You can add OpenBSD to that list, as I tested that too.

> 
> Fixes: b89c4991daa0ee9371f10937fab3b03c5ffdabc6
> Reported-by: Rich Jones <rjones@redhat.com>
> Fix-Suggested-by: Eric Garver <egarver@redhat.com>
> Fix-Suggested-by: Phil Sutter <psutter@redhat.com>
> Signed-off-by: Laine Stump <laine@redhat.com>
> Reviewed-by: Daniel P. Berrangé <berrange@redhat.com>
> ---
> 
> (NB: jdenemar reminded me this is a bugfix, so we don't need to rush
> to get it pushed before he freezes for the RC1 snapshot. I'm happy
> with it as is though, if anyone is awake early enough and wants to
> push it before he snapshots RC1. Otherwise I'll just push it later and
> it will be in RC2)
> 
> Changes from V1:
> 
> * informational errors/omissions in commit log message fixed
> 
>  src/network/network_nftables.c                | 69 +++++++++++++++++++
>  tests/networkxml2firewalldata/base.nftables   | 14 ++++
>  .../forward-dev-linux.nftables                | 16 +++++
>  .../isolated-linux.nftables                   | 16 +++++
>  .../nat-default-linux.nftables                | 16 +++++
>  .../nat-ipv6-linux.nftables                   | 16 +++++
>  .../nat-ipv6-masquerade-linux.nftables        | 16 +++++
>  .../nat-many-ips-linux.nftables               | 16 +++++
>  .../nat-port-range-ipv6-linux.nftables        | 16 +++++
>  .../nat-port-range-linux.nftables             | 16 +++++
>  .../nat-tftp-linux.nftables                   | 16 +++++
>  .../route-default-linux.nftables              | 16 +++++
>  12 files changed, 243 insertions(+)

Reviewed-by: Daniel P. Berrangé <berrange@redhat.com>


With regards,
Daniel
-- 
|: https://berrange.com      -o-    https://www.flickr.com/photos/dberrange :|
|: https://libvirt.org         -o-            https://fstop138.berrange.com :|
|: https://entangle-photo.org    -o-    https://www.instagram.com/dberrange :|
Re: [PATCH v2] network: add rule to nftables backend that zeroes checksum of DHCP responses
Posted by Andrea Bolognani 4 months, 2 weeks ago
On Fri, Oct 25, 2024 at 04:44:16PM +0100, Daniel P. Berrangé wrote:
> On Fri, Oct 25, 2024 at 12:18:14AM -0400, Laine Stump wrote:
> > This has been verified (on a Fedora 40 host) to fix DHCP with FreeBSD
> > guests, while not breaking it for Fedora or Windows (10) guests.
>
> You can add OpenBSD to that list, as I tested that too.
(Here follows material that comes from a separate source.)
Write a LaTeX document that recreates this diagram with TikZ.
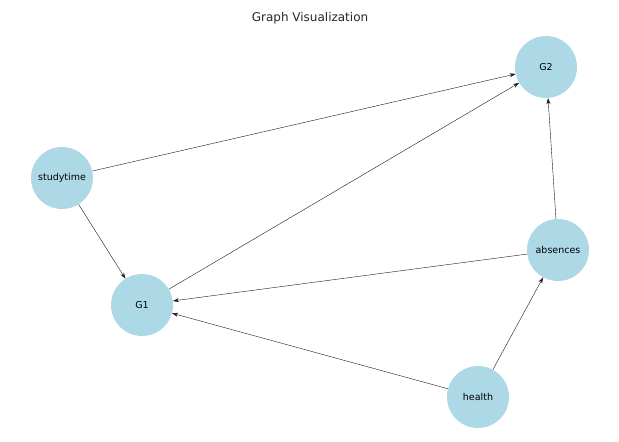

I did some testing of my own and I can confirm that FreeBSD and
OpenBSD are fine with this change, as are various Linux flavors
(Alpine, CirrOS, Debian, Fedora, openSUSE, Ubuntu).

However, a few other operating systems aren't: namely GNU/Hurd, Haiku
and NetBSD break with this change. Interestingly, these were all fine
with the nftables backend before it.

Now, one could argue that GNU/Hurd and Haiku are toy/research
operating systems with fairly small audiences, and it would be hard
to disagree :) but I don't think we can put NetBSD in the same
bucket.

I'm also concerned about old versions of the operating systems that
we've listed as working above being unhappy with the change. It's
true that, to an extent, we can just tell people to upgrade their
guests, but sometimes running old operating systems is the whole
point of using virtualization in the first place...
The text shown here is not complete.